• **INSTRUCTIONS TO FOLLOW**: Write out the listing from the line with "Write the React, TypeScript" to the line with "const specialYears: Record<string, number[]>", both lines included, exactly and nothing beyond. Leave pictures out.

======== MATERIAL FOR THIS EXERCISE ========

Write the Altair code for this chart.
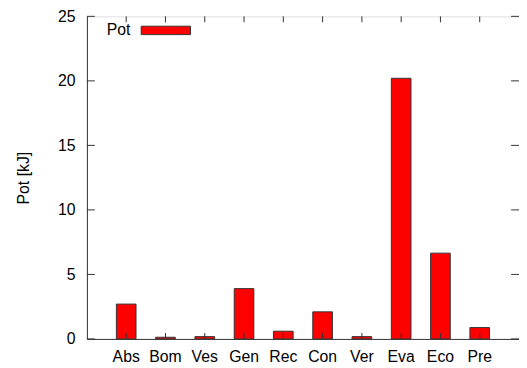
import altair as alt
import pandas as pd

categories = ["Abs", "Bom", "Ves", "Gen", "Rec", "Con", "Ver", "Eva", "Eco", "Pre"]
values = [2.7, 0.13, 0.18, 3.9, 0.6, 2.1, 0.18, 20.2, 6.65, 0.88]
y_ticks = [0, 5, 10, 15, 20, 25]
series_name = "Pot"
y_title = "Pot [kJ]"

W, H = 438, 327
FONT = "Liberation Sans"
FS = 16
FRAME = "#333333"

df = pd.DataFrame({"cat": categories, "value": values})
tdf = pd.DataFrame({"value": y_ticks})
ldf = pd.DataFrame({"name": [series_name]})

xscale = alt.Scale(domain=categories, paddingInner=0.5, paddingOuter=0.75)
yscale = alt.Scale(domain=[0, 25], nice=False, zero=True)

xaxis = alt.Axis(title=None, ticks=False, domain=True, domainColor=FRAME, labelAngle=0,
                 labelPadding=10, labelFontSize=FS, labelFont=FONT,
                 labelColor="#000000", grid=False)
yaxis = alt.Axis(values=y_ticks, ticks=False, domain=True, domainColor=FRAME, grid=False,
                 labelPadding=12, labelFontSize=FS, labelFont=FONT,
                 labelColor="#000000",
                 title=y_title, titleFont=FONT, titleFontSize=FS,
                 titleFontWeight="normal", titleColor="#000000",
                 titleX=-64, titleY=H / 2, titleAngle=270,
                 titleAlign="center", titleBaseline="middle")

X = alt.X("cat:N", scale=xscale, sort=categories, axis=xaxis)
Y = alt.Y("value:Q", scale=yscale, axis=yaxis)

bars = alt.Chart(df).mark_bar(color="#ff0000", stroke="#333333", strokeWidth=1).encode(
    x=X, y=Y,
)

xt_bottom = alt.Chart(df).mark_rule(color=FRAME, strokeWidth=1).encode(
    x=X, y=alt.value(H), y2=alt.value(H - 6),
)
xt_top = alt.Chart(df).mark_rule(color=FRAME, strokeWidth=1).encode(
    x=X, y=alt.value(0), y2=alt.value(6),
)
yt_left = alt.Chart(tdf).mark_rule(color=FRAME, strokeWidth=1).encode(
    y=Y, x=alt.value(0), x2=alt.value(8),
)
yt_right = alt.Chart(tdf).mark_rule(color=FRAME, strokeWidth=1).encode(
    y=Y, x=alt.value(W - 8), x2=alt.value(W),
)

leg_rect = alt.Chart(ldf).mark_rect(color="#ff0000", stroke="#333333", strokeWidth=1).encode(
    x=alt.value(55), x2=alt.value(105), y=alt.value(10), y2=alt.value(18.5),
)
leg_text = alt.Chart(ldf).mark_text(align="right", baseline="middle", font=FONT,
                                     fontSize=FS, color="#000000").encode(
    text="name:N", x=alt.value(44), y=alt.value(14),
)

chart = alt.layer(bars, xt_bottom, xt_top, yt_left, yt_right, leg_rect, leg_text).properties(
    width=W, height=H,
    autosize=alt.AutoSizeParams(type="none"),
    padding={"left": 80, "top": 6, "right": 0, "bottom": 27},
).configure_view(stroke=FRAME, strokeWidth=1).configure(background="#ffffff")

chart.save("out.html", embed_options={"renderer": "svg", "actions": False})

========
======== MATERIAL FOR THIS EXERCISE ========

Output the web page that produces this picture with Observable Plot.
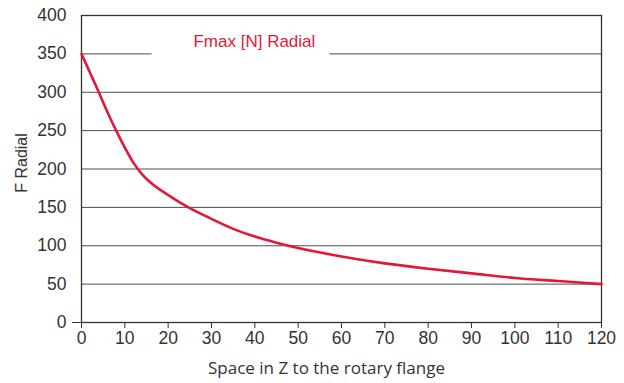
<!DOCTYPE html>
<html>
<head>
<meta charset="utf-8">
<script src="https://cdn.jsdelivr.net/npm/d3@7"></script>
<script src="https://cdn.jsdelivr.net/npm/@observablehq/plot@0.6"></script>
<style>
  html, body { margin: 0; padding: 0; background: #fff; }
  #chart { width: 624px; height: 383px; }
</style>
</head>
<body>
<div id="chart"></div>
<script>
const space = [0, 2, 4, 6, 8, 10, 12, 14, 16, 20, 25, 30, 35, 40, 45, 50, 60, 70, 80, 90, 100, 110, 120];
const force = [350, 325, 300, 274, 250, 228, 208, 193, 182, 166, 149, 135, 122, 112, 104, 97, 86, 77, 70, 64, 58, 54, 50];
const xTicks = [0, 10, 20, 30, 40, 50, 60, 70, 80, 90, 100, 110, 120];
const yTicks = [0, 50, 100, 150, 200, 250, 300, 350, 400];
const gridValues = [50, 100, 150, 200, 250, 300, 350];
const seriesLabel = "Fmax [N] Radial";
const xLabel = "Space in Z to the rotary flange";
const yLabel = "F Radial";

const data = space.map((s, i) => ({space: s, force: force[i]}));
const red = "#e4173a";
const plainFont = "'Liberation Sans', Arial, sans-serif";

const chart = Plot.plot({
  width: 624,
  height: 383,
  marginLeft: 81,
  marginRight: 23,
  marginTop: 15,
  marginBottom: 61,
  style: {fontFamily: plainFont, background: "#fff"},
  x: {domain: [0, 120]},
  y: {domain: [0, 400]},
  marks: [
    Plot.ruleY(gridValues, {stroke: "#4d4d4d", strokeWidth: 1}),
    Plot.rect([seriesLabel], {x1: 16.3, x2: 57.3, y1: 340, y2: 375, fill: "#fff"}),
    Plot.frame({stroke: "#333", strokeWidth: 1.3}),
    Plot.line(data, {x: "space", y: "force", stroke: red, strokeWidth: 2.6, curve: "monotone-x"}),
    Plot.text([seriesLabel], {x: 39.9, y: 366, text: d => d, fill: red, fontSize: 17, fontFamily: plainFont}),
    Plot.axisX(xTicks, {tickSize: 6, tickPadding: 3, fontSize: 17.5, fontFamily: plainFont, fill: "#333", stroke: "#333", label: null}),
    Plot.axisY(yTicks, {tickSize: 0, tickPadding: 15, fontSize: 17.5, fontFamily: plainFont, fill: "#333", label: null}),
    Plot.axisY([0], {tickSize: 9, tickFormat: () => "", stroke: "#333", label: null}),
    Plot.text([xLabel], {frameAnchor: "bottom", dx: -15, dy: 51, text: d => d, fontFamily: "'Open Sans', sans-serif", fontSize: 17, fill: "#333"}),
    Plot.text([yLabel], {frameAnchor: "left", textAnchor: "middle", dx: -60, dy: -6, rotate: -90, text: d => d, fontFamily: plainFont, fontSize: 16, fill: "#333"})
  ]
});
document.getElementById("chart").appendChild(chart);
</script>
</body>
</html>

========
======== MATERIAL FOR THIS EXERCISE ========

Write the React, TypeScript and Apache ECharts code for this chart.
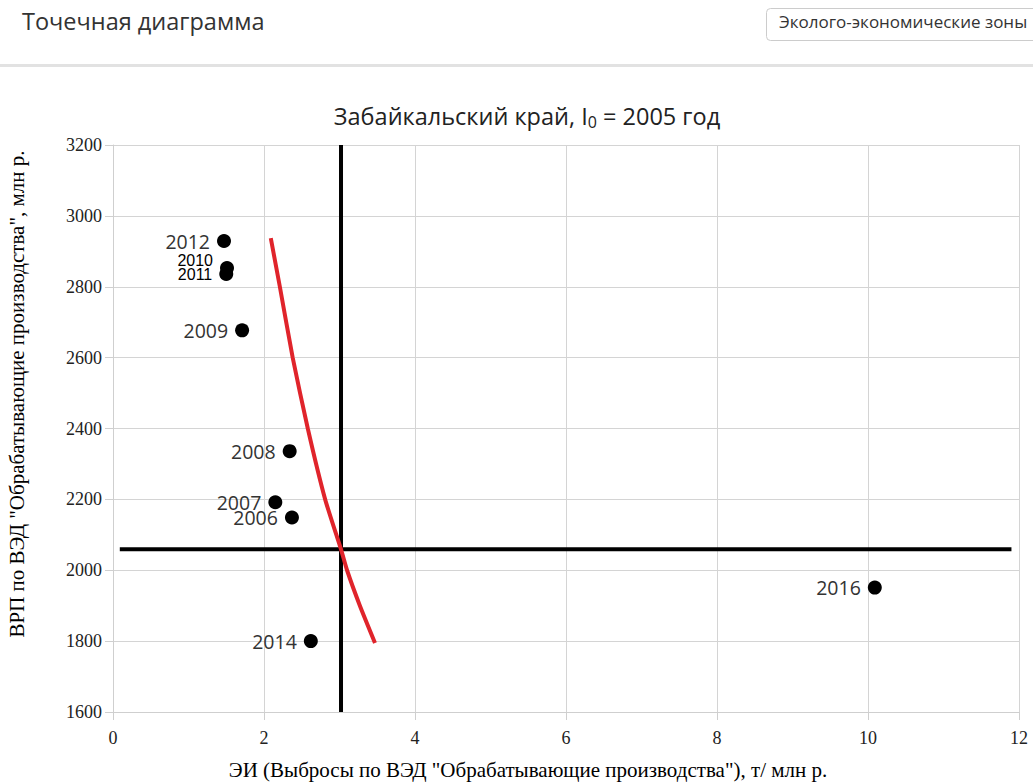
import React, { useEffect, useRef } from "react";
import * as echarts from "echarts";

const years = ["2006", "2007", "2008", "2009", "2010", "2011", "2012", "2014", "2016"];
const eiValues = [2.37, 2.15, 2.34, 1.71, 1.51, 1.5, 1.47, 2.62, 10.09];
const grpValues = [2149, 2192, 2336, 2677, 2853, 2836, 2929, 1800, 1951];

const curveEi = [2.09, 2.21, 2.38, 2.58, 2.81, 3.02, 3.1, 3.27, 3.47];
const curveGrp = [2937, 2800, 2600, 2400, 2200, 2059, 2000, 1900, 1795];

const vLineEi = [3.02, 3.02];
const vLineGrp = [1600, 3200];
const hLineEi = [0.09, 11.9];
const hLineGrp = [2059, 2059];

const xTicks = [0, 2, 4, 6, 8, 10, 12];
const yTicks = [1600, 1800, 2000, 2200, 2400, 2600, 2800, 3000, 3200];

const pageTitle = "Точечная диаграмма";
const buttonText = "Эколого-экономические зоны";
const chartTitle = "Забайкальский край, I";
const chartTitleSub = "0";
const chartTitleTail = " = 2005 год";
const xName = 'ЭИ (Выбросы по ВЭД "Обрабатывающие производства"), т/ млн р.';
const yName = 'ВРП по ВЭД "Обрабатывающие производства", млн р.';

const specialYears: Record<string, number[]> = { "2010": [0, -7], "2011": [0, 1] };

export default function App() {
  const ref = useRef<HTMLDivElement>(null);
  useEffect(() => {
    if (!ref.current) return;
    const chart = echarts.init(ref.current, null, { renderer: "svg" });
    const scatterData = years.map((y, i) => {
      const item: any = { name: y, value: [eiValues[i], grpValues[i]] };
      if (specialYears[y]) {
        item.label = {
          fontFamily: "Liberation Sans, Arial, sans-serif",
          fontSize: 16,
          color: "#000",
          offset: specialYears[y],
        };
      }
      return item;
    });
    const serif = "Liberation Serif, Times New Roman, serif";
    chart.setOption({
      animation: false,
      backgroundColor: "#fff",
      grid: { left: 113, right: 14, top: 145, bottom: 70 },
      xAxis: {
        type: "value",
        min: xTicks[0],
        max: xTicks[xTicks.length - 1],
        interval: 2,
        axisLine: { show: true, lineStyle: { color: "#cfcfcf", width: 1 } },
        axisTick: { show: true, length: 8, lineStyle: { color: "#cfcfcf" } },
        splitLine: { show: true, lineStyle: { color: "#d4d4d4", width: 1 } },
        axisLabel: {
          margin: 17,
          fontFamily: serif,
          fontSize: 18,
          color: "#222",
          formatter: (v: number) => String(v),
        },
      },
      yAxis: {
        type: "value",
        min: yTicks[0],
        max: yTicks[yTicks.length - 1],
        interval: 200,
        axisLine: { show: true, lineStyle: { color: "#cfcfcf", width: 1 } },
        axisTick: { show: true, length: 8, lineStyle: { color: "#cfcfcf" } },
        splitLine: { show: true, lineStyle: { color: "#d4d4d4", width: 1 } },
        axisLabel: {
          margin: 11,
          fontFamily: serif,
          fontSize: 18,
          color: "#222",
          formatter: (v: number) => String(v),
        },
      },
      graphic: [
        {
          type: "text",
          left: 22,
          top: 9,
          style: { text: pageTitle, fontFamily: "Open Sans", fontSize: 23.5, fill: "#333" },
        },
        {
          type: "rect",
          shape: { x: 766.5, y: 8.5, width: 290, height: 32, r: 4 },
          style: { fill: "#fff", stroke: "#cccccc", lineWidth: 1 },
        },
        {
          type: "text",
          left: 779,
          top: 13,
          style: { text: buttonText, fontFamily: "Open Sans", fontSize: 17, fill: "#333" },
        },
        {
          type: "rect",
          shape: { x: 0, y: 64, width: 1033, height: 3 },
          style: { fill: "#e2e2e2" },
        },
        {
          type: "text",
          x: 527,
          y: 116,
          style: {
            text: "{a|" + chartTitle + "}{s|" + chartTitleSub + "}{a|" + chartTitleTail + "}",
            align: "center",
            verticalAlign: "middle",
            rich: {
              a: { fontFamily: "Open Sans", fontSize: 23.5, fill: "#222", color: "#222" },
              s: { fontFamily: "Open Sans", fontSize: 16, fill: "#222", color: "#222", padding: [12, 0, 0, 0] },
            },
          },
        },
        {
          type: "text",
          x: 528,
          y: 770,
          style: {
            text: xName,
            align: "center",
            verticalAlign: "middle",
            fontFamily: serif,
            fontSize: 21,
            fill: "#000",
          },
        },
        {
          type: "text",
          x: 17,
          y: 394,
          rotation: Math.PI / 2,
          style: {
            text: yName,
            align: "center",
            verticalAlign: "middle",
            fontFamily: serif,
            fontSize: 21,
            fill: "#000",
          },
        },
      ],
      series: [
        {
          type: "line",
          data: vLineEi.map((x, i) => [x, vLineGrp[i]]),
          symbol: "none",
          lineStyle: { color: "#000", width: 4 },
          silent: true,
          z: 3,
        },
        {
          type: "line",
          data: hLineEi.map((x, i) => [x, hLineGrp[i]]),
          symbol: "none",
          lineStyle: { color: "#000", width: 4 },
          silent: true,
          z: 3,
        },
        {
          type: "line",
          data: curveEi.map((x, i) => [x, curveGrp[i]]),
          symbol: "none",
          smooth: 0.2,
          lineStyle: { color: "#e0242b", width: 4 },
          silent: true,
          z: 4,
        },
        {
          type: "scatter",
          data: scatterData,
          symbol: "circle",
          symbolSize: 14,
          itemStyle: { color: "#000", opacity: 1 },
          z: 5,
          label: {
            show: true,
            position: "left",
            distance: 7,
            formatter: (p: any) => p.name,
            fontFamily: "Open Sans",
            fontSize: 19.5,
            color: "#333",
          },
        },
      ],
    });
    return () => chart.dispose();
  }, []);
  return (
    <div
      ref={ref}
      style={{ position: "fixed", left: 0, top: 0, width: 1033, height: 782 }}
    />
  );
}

========

• **SOLUTION FOR THIS TASK**:
Write the React, TypeScript and Apache ECharts code for this chart.
import React, { useEffect, useRef } from "react";
import * as echarts from "echarts";

const years = ["2006", "2007", "2008", "2009", "2010", "2011", "2012", "2014", "2016"];
const eiValues = [2.37, 2.15, 2.34, 1.71, 1.51, 1.5, 1.47, 2.62, 10.09];
const grpValues = [2149, 2192, 2336, 2677, 2853, 2836, 2929, 1800, 1951];

const curveEi = [2.09, 2.21, 2.38, 2.58, 2.81, 3.02, 3.1, 3.27, 3.47];
const curveGrp = [2937, 2800, 2600, 2400, 2200, 2059, 2000, 1900, 1795];

const vLineEi = [3.02, 3.02];
const vLineGrp = [1600, 3200];
const hLineEi = [0.09, 11.9];
const hLineGrp = [2059, 2059];

const xTicks = [0, 2, 4, 6, 8, 10, 12];
const yTicks = [1600, 1800, 2000, 2200, 2400, 2600, 2800, 3000, 3200];

const pageTitle = "Точечная диаграмма";
const buttonText = "Эколого-экономические зоны";
const chartTitle = "Забайкальский край, I";
const chartTitleSub = "0";
const chartTitleTail = " = 2005 год";
const xName = 'ЭИ (Выбросы по ВЭД "Обрабатывающие производства"), т/ млн р.';
const yName = 'ВРП по ВЭД "Обрабатывающие производства", млн р.';

const specialYears: Record<string, number[]> = { "2010": [0, -7], "2011": [0, 1] };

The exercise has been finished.